"Tonight, tonight, the world is wild and bright," sing Tony and Maria, holding each other rapturously as they gaze from Maria’s balcony onto the balmy evening below. But this wasn’t just any old set. The night sky was real, the city skyline glimmering across the water was real, and (as the poncho-clad audience attested) the rain-swollen breeze was real.

Alexander Lewis (Tony)
© Prudence Upton

We were, of course, at the annual outdoor Handa Opera on Sydney Harbour, famous for its large-scale waterfront spectacle. This is the first time HOSH has been a musical, and the choice is inspired. West Side Story, with its famous depiction of New York City in the fifties, feels spectacularly gritty when swathed in real-life cityscape.

The giant outdoor stage (designed by Brian Thomson) is atmospheric in its own right. This West Side is down-lit by cold street lamps (John Rayment’s lighting design), littered with subway cars (helpfully graffitied with characters’ names and a picture of a shark and a jet, just in case we’d misplaced our programs), a drugstore, a bridal shop, an apartment fire escape, and a moving police car complete with sirens. All this under the brooding shadow of a long freeway overpass, sealing the characters in a grimy claustrophobia and reminding us that we were about to witness an exploding crucible of young love and violence.

The Jets
© Prudence Upton

Director Francesca Zambello has opted for a respectful, uncomplicated interpretation. If New York Daily News critic John Chapman described the 1957 original as a “Manhattan juke-box opera”, Zambello has refreshed the juke-box casing but left the internal mechanics largely untouched. On the centenary of the births of Leonard Bernstein and Jerome Robbins, she has spoken of deciding to allow HOSH audiences to experience the extraordinary Bernstein–Robbins collaboration unhindered. There is no need to elaborate on what many commentators have said across the decades: that Robbins’ choreography and Bernstein’s music make a remarkable combination. Zambello knew what she was doing in deferring to that original synergy.

The HOSH cast and musicians do it justice. The choreography (mounted by Julio Monge) is danced with the confidence, sharpness, and high-energy attack that makes Robbins so memorable. This visual delight was enhanced by Jennifer Irwin’s striking block colour costumes – blue and grey denims for the Jets, and hot-blooded hues for the Sharks. And under Guy Simpson’s baton, the orchestra made that delicious Bernstein orchestration come alive with energetic freshness.

Alexander Lewis (Tony) and Julie Lea Goodwin (Maria)
© Keith Saunders

As expected for a big-budget HOSH production, the leads delivered the goods. Julie Lea Goodwin as Maria was the evening's evident star, to the point where the duet Somewhere seemed to become her feature song. I wasn’t complaining though. Her voice was beautifully youthful, with a golden shimmer in the upper registers, and her Maria radiated innocent passion. It was easy to see why Tony was immediately smitten with her. Alexander Lewis gave a solid performance in that role, winning the audience early on with his endearingly warm Something’s Coming.

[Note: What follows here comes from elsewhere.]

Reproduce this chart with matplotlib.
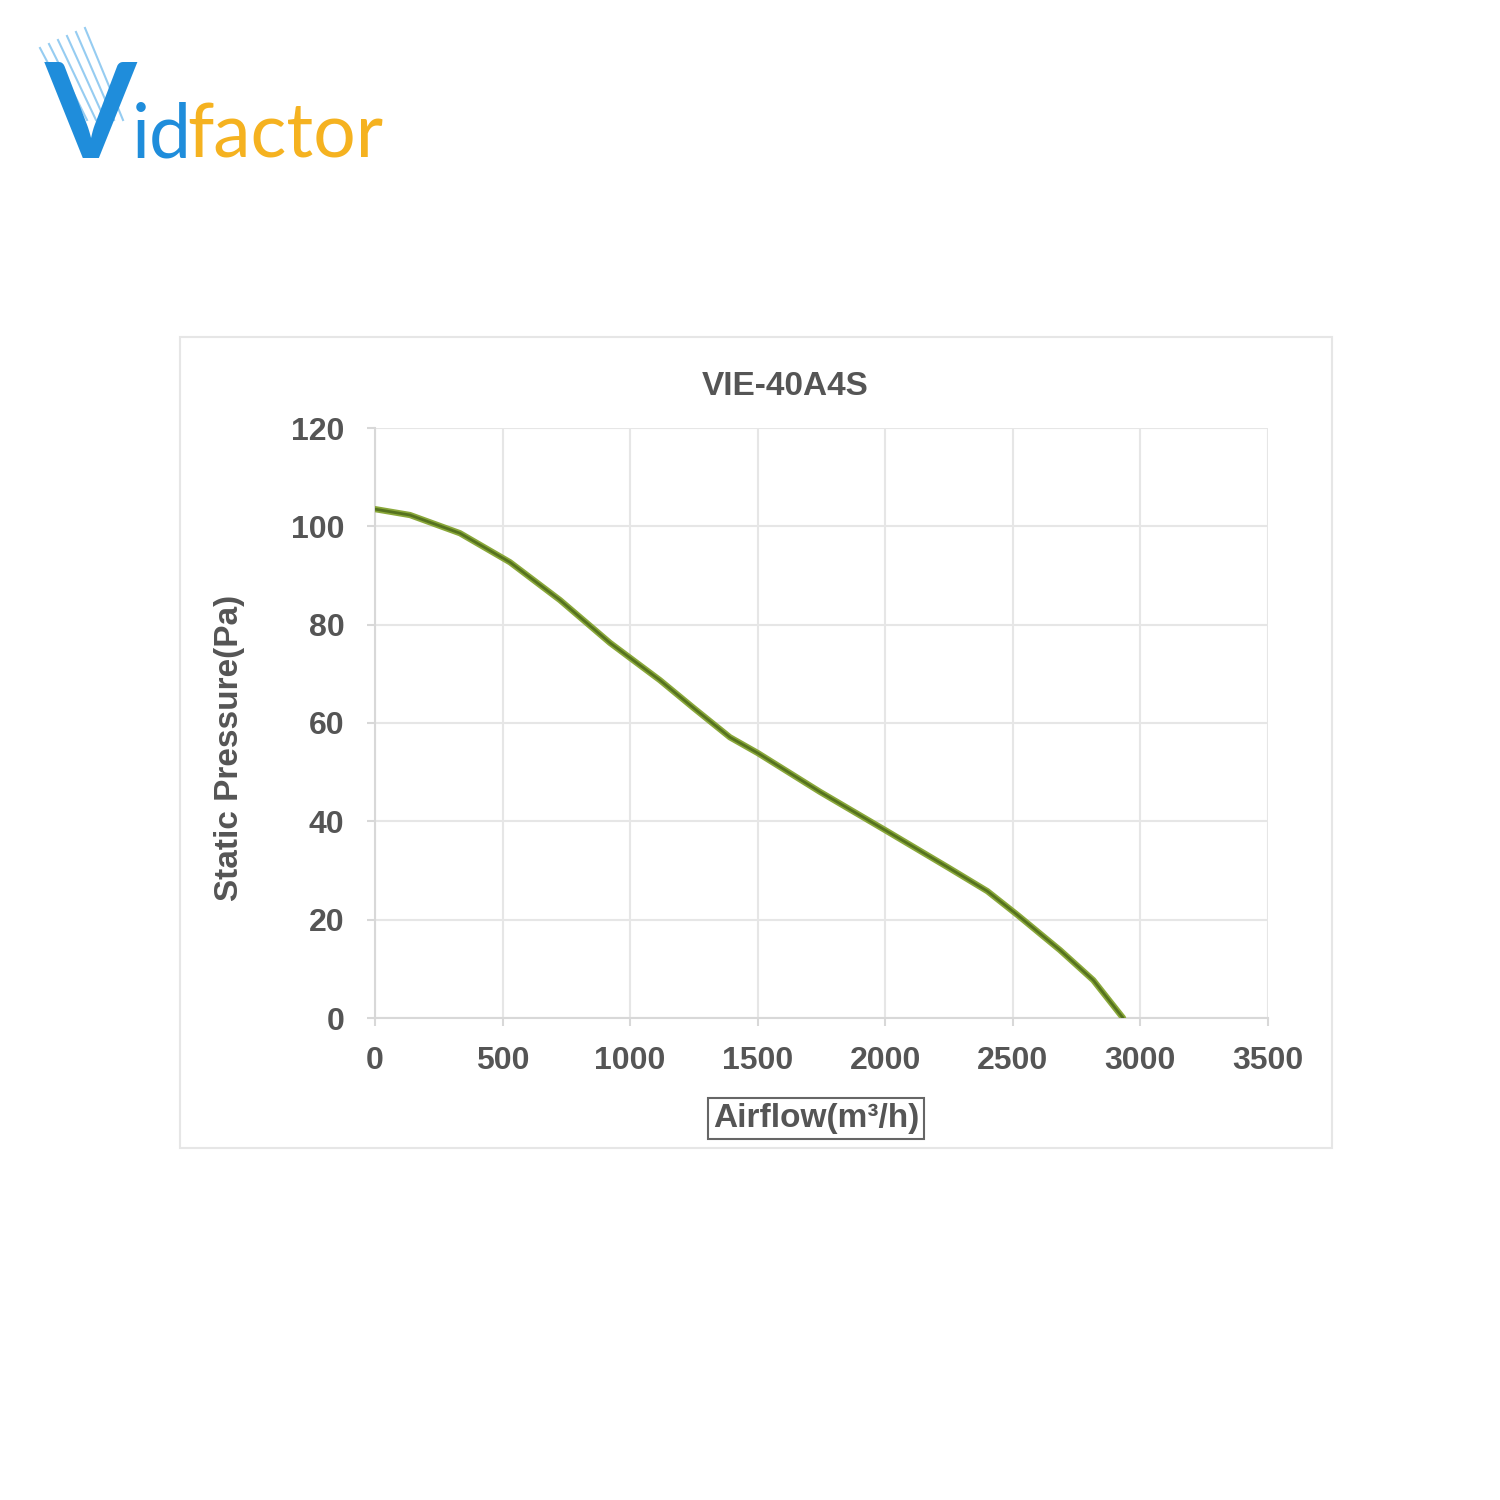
import matplotlib
matplotlib.use("Agg")
import matplotlib.pyplot as plt
from matplotlib.patches import Rectangle
from matplotlib.lines import Line2D

airflow = [0, 137, 333, 529, 725, 921, 1117, 1250, 1391, 1500, 1744, 2000, 2250, 2400, 2517, 2685, 2815, 2932]
pressure = [103.5, 102.3, 98.6, 92.7, 85.0, 76.3, 68.7, 63.0, 57.1, 53.9, 46.0, 38.2, 30.5, 25.8, 21.0, 13.8, 7.7, 0.0]
xticks = [0, 500, 1000, 1500, 2000, 2500, 3000, 3500]
yticks = [0, 20, 40, 60, 80, 100, 120]
title = "VIE-40A4S"
xlabel = "Airflow(m³/h)"
ylabel = "Static Pressure(Pa)"

plt.rcParams['font.family'] = ['Liberation Sans', 'DejaVu Sans']
fig = plt.figure(figsize=(15, 15), dpi=100)
W = H = 1500.0

# outer chart frame
fig.patches.append(Rectangle((180 / W, 1 - 1148 / H), (1332 - 180) / W, (1148 - 337) / H,
                             transform=fig.transFigure, fill=False, edgecolor='#e6e6e6', lw=1.5))

ax = fig.add_axes([375 / W, 1 - 1018 / H, (1268 - 375) / W, (1018 - 428) / H])
ax.plot(airflow, pressure, color='#8aa83a', lw=4.5, solid_capstyle='round', solid_joinstyle='round', zorder=3)
ax.plot(airflow, pressure, color='#55721f', lw=2.0, solid_capstyle='round', solid_joinstyle='round', zorder=4)
ax.set_xlim(0, 3500)
ax.set_ylim(0, 120)
ax.set_xticks(xticks)
ax.set_yticks(yticks)
ax.grid(True, color='#e6e6e6', lw=1.5)
ax.set_axisbelow(True)
for s in ['top', 'right']:
    ax.spines[s].set_visible(False)
for s in ['left', 'bottom']:
    ax.spines[s].set_color('#d8d8d8')
    ax.spines[s].set_linewidth(1.5)
ax.tick_params(axis='both', colors='#d8d8d8', length=6, width=1.5, labelcolor='#555555', labelsize=23)
ax.tick_params(axis='y', pad=16)
ax.tick_params(axis='x', pad=14)
for lab in ax.get_xticklabels() + ax.get_yticklabels():
    lab.set_fontweight('bold')

fig.text(785 / W, 1 - 386 / H, title, ha='center', va='center', fontsize=24, fontweight='bold', color='#555555')
fig.text(230 / W, 1 - 748 / H, ylabel, ha='center', va='center', rotation=90, fontsize=24, fontweight='bold', color='#555555')
fig.text(816 / W, 1 - 1118 / H, xlabel, ha='center', va='center', fontsize=24, fontweight='bold', color='#555555',
         bbox=dict(boxstyle='square,pad=0.15', fc='white', ec='#666666', lw=1.5))

# logo
for i in range(6):
    x0 = 40 + i * 9
    fig.add_artist(Line2D([x0 / W, (x0 + 38) / W], [1 - (48 - i * 4) / H, 1 - 120 / H],
                          transform=fig.transFigure, color='#7cc0ee', lw=1.5, alpha=0.8))
fig.text(45 / W, 1 - 158 / H, "V", ha='left', va='baseline', fontsize=95, fontweight='bold', color='#1f8ddb', family='Lato')
fig.text(132 / W, 1 - 157 / H, "id", ha='left', va='baseline', fontsize=54, color='#1f8ddb', family='Lato')
fig.text(187 / W, 1 - 157 / H, "factor", ha='left', va='baseline', fontsize=54, color='#f5b220', family='Lato')

fig.savefig("out.png", dpi=100, facecolor='white')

Karli Dinardo as Anita was my favourite, a wonderful dancer and a scene-stealing actress capable of bridging (as the role requires) comic sass and nuanced tragedy, and sings in a voice of richly dark sincerity. I found her Act 2 duets with Maria, A Boy Like That and I Have a Love, the most gripping scenes of the entire night. Special mention also goes to Waldemar Quinones-Villanueva’s magnetically-danced Bernardo, and Mark Hill’s commanding Riff.

Julie Lea Goodwin (Maria) and Karli Dinardo (Anita)
© Prudence Upton

2019 is a year where West Side Story seems to be everywhere. Following this HOSH production, Opera Australia will mount Joey McKneely’s version in the Sydney Opera House in August. And then there is the upcoming Stephen Spielberg movie for which Monge is a collaborator. This is not necessarily a bad thing. As the “GO HOME” graffiti on Maria’s apartment makes clear, and with Sydney audiences still reeling in the wake of the Christchurch massacre, West Side Story’s focus on migrant and racial tensions hits close to home. Zambello unflinchingly plants her stake in the program note, where she writes that she approached this production thinking of Bernstein's "out and out plea for racial tolerance", hoping that "in 2019, in the midst of a world refugee crisis... we can make that plea reverberate in a new way.” It is surprising she has done so through such deferential staging, but perhaps the fact that West Side Story's themes resonate in spite of this is why it is such a classic. Its subsequent fame makes it easy to forget that when it premiered (after being rejected by multiple producers for being too dark and depressing) West Side Story was deeply and uncomfortably topical. It is a tribute to Robbins' vision that it remains so over half a century later. And if we’re going to engage in a stream of West Side Story productions, what better place to start than with Zambello's fulsome harbourside celebration.